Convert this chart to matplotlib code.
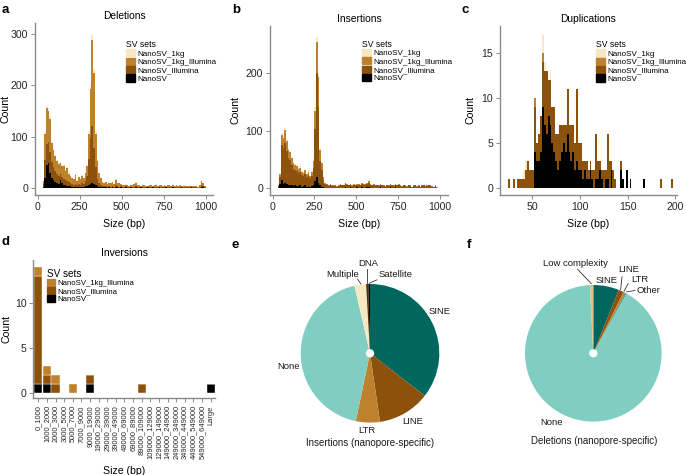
import numpy as np
import matplotlib
matplotlib.use('Agg')
import matplotlib.pyplot as plt
from matplotlib.patches import Patch

plt.rcParams['font.family'] = ['Liberation Sans', 'DejaVu Sans']

# SV set names and colours (bottom of the stack first)
sets = ['NanoSV', 'NanoSV_Illumina', 'NanoSV_1kg_Illumina', 'NanoSV_1kg']
set_colors = ['#000000', '#8c510a', '#bf812d', '#f6e8c3']

# Deletions, 10 bp bins from 30 bp
del_start, del_bw = 30, 10
del_ns = [2,20,45,48,30,20,15,12,10,8,15,10,6,5,4,3,3,2,2,2,1,2,1,2,2,3,4,6,8,10,8,5,3,2,1,1,1,
          1,0,1,0,1,0,2,1,0,1,0,0,1,0,0,1,0,0,1,0,0,1,0,0,0,1,0,0,1,0,0,0,1,0,0,0,1,0,0,0,
          1,0,0,0,0,1,0,0,0,0,0,1,0,0,0,0,0,1,1,0]
del_ill = [5,35,40,42,40,30,25,22,18,15,12,12,12,10,10,8,6,5,4,6,4,6,5,8,6,10,20,50,90,110,70,35,15,8,5,3,2,
           3,2,2,2,3,2,4,2,2,2,1,1,2,1,1,1,1,2,3,1,1,1,1,1,1,1,1,1,1,1,2,1,1,1,1,1,1,1,1,1,
           1,1,1,1,1,1,1,1,1,1,1,1,1,1,1,0,1,4,2,1]
del_kgill = [7,50,70,60,65,38,33,28,25,23,21,21,25,18,24,17,15,12,11,18,9,13,11,14,11,16,19,50,95,168,145,65,35,19,13,7,6,
             7,6,6,7,7,6,10,6,7,4,5,4,3,4,3,4,4,5,6,5,4,2,4,4,3,1,4,4,2,4,4,3,3,4,3,4,1,4,4,3,
             3,2,4,3,4,1,3,3,2,3,3,1,3,2,3,2,4,9,6,2]
del_kg = [1,5,5,5,5,2,2,3,2,2,2,2,2,2,2,2,1,1,1,2,1,1,1,1,1,1,2,4,7,10,7,5,2,1,1,1,1,
          1,0,1,0,1,0,1,1,0,0,0,0,1,0,0,0,0,1,1,0,0,0,0,1,0,0,0,1,0,0,1,0,0,1,0,0,0,1,0,0,
          1,0,0,0,1,0,0,1,0,0,1,0,0,0,1,0,1,1,1,0]

# Insertions, 10 bp bins from 30 bp
ins_start, ins_bw = 30, 10
ins_ns = [1,8,15,8,10,7,6,5,5,4,5,4,4,5,3,4,5,3,4,3,4,6,12,20,10,5,3,2,1,1,1,1,1,1,1,0,1,
          1,1,1,2,1,1,2,1,1,1,2,1,1,2,1,1,2,2,1,1,1,1,1,1,2,1,1,1,1,1,2,1,1,2,1,1,1,1,1,1,
          1,1,1,0,1,1,1,1,0,1,1,1,1,1,1,1,0,1,0,0]
ins_ill = [3,12,60,62,68,58,47,44,36,30,26,26,22,24,20,17,20,16,19,14,18,30,90,180,130,42,28,12,6,5,3,4,3,3,3,3,3,
           5,4,4,5,4,4,4,3,4,4,4,4,4,5,4,5,6,8,5,4,4,3,4,3,4,4,3,2,4,3,4,4,3,4,4,4,3,2,4,3,
           2,4,3,2,3,4,2,3,2,3,4,2,3,4,3,2,2,3,1,1]
ins_kgill = [1,4,17,17,23,17,14,13,12,9,9,8,7,7,6,6,6,5,6,4,6,11,32,54,52,19,12,5,3,2,2,2,1,2,1,1,2,
             2,1,1,2,2,1,1,1,2,1,1,2,1,2,2,2,1,3,2,1,2,1,1,1,1,1,1,1,1,1,1,1,1,1,1,2,1,1,1,1,
             1,1,1,1,1,1,1,1,1,1,1,1,1,1,1,1,1,1,1,0]
ins_kg = [0,1,3,3,4,3,3,3,2,2,2,2,2,2,1,1,1,1,1,1,2,3,6,8,8,4,2,1,0,0,0,0,0,0,0,0,0,
          0,0,1,0,0,0,1,0,0,0,1,0,0,0,0,0,1,1,0,0,0,0,0,0,0,0,0,0,0,0,0,0,0,1,0,0,0,0,0,0,
          0,0,0,0,0,0,0,0,0,0,0,0,0,0,0,0,0,0,0,0]

# Duplications, 2 bp bins from 24 bp
dup_start, dup_bw = 24, 2
dup_ns = [0,0,0,0,0,0,0,0,0,0,0,0,0,0,
          4,3,3,4,9,7,6,8,7,5,4,3,2,3,4,5,4,6,4,3,4,2,3,2,2,1,2,1,1,2,
          1,0,1,1,2,1,0,1,1,0,2,0,0,0,0,2,1,0,2,0,1,0,0,0,0,0,0,1,0,0,
          0,0,0,0,0,0,0,0,0,0,0,0,0]
dup_ill = [1,0,0,1,0,1,1,1,1,2,3,2,2,2,
           5,2,3,4,5,6,7,4,5,4,5,3,4,4,3,2,3,5,3,4,3,3,8,3,3,2,1,2,1,1,
           1,2,5,2,1,1,2,1,5,3,1,2,1,0,0,1,0,0,0,0,0,0,0,0,0,0,0,0,0,0,
           0,0,0,0,0,0,1,0,0,0,0,0,1]
dup_kgill = [0,0,0,0,0,0,0,0,0,0,0,0,0,0,1,0,0,0,1] + [0] * 68
dup_kg = [0,0,0,0,0,0,0,0,1,1,0,0,0,0,0,0,0,0,2,1,0,0,1] + [0] * 64

# Inversions by size class
inv_labels = ['0_1000', '1000_2000', '2000_3000', '3000_5000', '5000_7000', '7000_9000',
              '9000_19000', '19000_29000', '29000_39000', '39000_49000', '49000_69000',
              '69000_89000', '89000_109000', '109000_129000', '129000_149000',
              '149000_249000', '249000_349000', '349000_449000', '449000_549000',
              '549000_649000', 'Large']
inv_ns = [1,1,0,0,0,0,1,0,0,0,0,0,0,0,0,0,0,0,0,0,1]
inv_ill = [12,1,1,0,0,0,1,0,0,0,0,0,1,0,0,0,0,0,0,0,0]
inv_kgill = [1,1,1,0,1,0,0,0,0,0,0,0,0,0,0,0,0,0,0,0,0]

# Repeat annotation of nanopore-specific SVs
ins_rep = ['SINE', 'LINE', 'LTR', 'None', 'Multiple', 'DNA', 'Satellite']
ins_rep_pct = [35.5, 12.2, 5.6, 43.1, 2.7, 0.5, 0.4]
ins_rep_col = ['#01665e', '#8c510a', '#bf812d', '#80cdc1', '#f6e8c3', '#543005', '#000000']
del_rep = ['SINE', 'LINE', 'LTR', 'Other', 'None', 'Low complexity']
del_rep_pct = [6.1, 1.2, 0.5, 0.3, 91.1, 0.8]
del_rep_col = ['#01665e', '#8c510a', '#bf812d', '#35978f', '#80cdc1', '#dfc27d']

W, H = 686, 475
fig = plt.figure(figsize=(W / 100, H / 100), dpi=100)


def rect(left, top, right, bottom):
    return [left / W, 1 - bottom / H, (right - left) / W, (bottom - top) / H]


def style(ax):
    for s in ['top', 'right']:
        ax.spines[s].set_visible(False)
    for s in ['left', 'bottom']:
        ax.spines[s].set_color('#8a8a8a')
        ax.spines[s].set_linewidth(1.0)
    ax.tick_params(length=3, width=0.7, color='#8a8a8a', labelsize=7.6, labelcolor='#262626', pad=2)


def hist_panel(box, title, start, bw, layers, xlim, ylim, xticks, yticks, leg_xy, ylab_x):
    ax = fig.add_axes(rect(*box))
    n = len(layers[0])
    edges = start + bw * np.arange(n)
    bottom = np.zeros(n)
    for vals, c in zip(layers, set_colors):
        ax.bar(edges, vals, width=bw, bottom=bottom, align='edge', color=c, linewidth=0)
        bottom += np.array(vals)
    ax.set_xlim(*xlim)
    ax.set_ylim(*ylim)
    ax.set_xticks(xticks)
    ax.set_yticks(yticks)
    style(ax)
    ax.set_title(title, fontsize=7.4, pad=3)
    ax.set_xlabel('Size (bp)', fontsize=7.6)
    ax.set_ylabel('Count', fontsize=7.6)
    ax.xaxis.set_label_coords(0.5, -0.14)
    ax.yaxis.set_label_coords(ylab_x, 0.5)
    handles = [Patch(color=c, label=l) for l, c in zip(sets[::-1], set_colors[::-1])]
    leg = ax.legend(handles=handles, title='SV sets', loc='upper left', bbox_to_anchor=leg_xy,
                    frameon=False, fontsize=5.8, title_fontsize=6.2, handlelength=1.1,
                    handleheight=1.0, labelspacing=0, handletextpad=0.3, borderaxespad=0,
                    borderpad=0)
    leg._legend_box.align = 'left'
    return ax


hist_panel((35, 23, 213, 195), 'Deletions', del_start, del_bw,
           [del_ns, del_ill, del_kgill, del_kg], (-16, 1043), (-13.6, 321),
           [0, 250, 500, 750, 1000], [0, 100, 200, 300], (0.51, 0.90), -0.135)
hist_panel((270, 26, 448, 195), 'Insertions', ins_start, ins_bw,
           [ins_ns, ins_ill, ins_kgill, ins_kg], (-16, 1049), (-11.6, 281),
           [0, 250, 500, 750, 1000], [0, 100, 200], (0.517, 0.918), -0.165)
hist_panel((500, 26, 677, 195), 'Duplications', dup_start, dup_bw,
           [dup_ns, dup_ill, dup_kgill, dup_kg], (16, 201.8), (-0.74, 18.0),
           [50, 100, 150, 200], [0, 5, 10, 15], (0.543, 0.915), -0.141)

# Inversions
axd = fig.add_axes(rect(33.3, 260, 215, 398.3))
x = np.arange(len(inv_labels))
bottom = np.zeros(len(x))
for vals, c in zip([inv_ns, inv_ill, inv_kgill], set_colors[:3]):
    axd.bar(x, vals, width=0.97, bottom=bottom, color=c, edgecolor='white', linewidth=0.3)
    bottom += np.array(vals)
axd.set_xlim(-0.58, 20.5)
axd.set_ylim(-0.55, 14.8)
axd.set_xticks(x)
axd.set_xticklabels(inv_labels, rotation=90)
axd.set_yticks([0, 5, 10])
style(axd)
axd.tick_params(axis='x', labelsize=5.4)
axd.set_title('Inversions', fontsize=7.4, pad=3)
axd.set_xlabel('Size (bp)', fontsize=7.6)
axd.set_ylabel('Count', fontsize=7.6)
axd.xaxis.set_label_coords(0.5, -0.49)
axd.yaxis.set_label_coords(-0.12, 0.5)
handles = [Patch(color=c, label=l) for l, c in zip(sets[2::-1], set_colors[2::-1])]
leg = axd.legend(handles=handles, title='SV sets', loc='upper left', bbox_to_anchor=(0.075, 0.935),
                 frameon=False, fontsize=5.6, title_fontsize=7.2, handlelength=1.1,
                 handleheight=1.0, labelspacing=0, handletextpad=0.3, borderaxespad=0, borderpad=0)
leg._legend_box.align = 'left'


def pie_panel(cx, cy, r, pct, cols, labels, caption, capxy):
    s = 1.6
    ax = fig.add_axes(rect(cx - s * r, cy - s * r, cx + s * r, cy + s * r))
    ax.pie(pct, colors=cols, startangle=90, counterclock=False, radius=1,
           wedgeprops=dict(linewidth=0))
    ax.add_patch(plt.Circle((0, 0), 0.05, color='white', zorder=5))
    ax.set_xlim(-s, s)
    ax.set_ylim(-s, s)
    ax.set_aspect('equal')
    ax.axis('off')
    for txt, (tx, ty), line in labels:
        ax.text(tx, ty, txt, ha='center', va='center', fontsize=6.8, color='#1a1a1a')
        if line is not None:
            ax.plot([line[0], line[2]], [line[1], line[3]], color='#333333', lw=0.6)
    ax.text(capxy[0], capxy[1], caption, ha='center', va='center', fontsize=7, color='#1a1a1a')
    return ax


pie_panel(370, 353.3, 69.3, ins_rep_pct, ins_rep_col,
          [('SINE', (1.01, 0.60), None),
           ('LINE', (0.62, -0.99), None),
           ('LTR', (-0.05, -1.12), None),
           ('None', (-1.18, -0.19), None),
           ('Multiple', (-0.39, 1.14), (-0.18, 1.07, -0.13, 1.0)),
           ('DNA', (-0.02, 1.30), (-0.05, 1.21, -0.05, 1.01)),
           ('Satellite', (0.37, 1.14), (0.10, 1.06, -0.01, 1.01))],
          'Insertions (nanopore-specific)', (0, -1.29))
pie_panel(593.3, 353.3, 68.3, del_rep_pct, del_rep_col,
          [('Low complexity', (-0.26, 1.32), (-0.23, 1.23, -0.03, 1.02)),
           ('SINE', (0.20, 1.06), None),
           ('LINE', (0.52, 1.23), (0.42, 1.12, 0.40, 0.93)),
           ('LTR', (0.68, 1.08), (0.51, 1.02, 0.45, 0.91)),
           ('Other', (0.80, 0.92), (0.61, 0.92, 0.49, 0.90)),
           ('None', (-0.61, -1.01), None)],
          'Deletions (nanopore-specific)', (0.02, -1.28))

for letter, (lx, ly) in zip('abcdef', [(2, 10), (232, 10), (462, 10), (2, 242), (232, 245), (467, 245)]):
    fig.text(lx / W, 1 - ly / H, letter, fontsize=9.5, fontweight='bold', ha='left', va='center')

fig.savefig('out.png', dpi=100)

WORK INSTRUCTIONS: Starting at the top of the listing above, reproduce each line up to and including the one with "set_colors = ['#000000', '#8c510a', '#bf812d', '#f6e8c3']"; omit the pictures.

COMPLETE ANSWER:
Convert this chart to matplotlib code.
import numpy as np
import matplotlib
matplotlib.use('Agg')
import matplotlib.pyplot as plt
from matplotlib.patches import Patch

plt.rcParams['font.family'] = ['Liberation Sans', 'DejaVu Sans']

# SV set names and colours (bottom of the stack first)
sets = ['NanoSV', 'NanoSV_Illumina', 'NanoSV_1kg_Illumina', 'NanoSV_1kg']
set_colors = ['#000000', '#8c510a', '#bf812d', '#f6e8c3']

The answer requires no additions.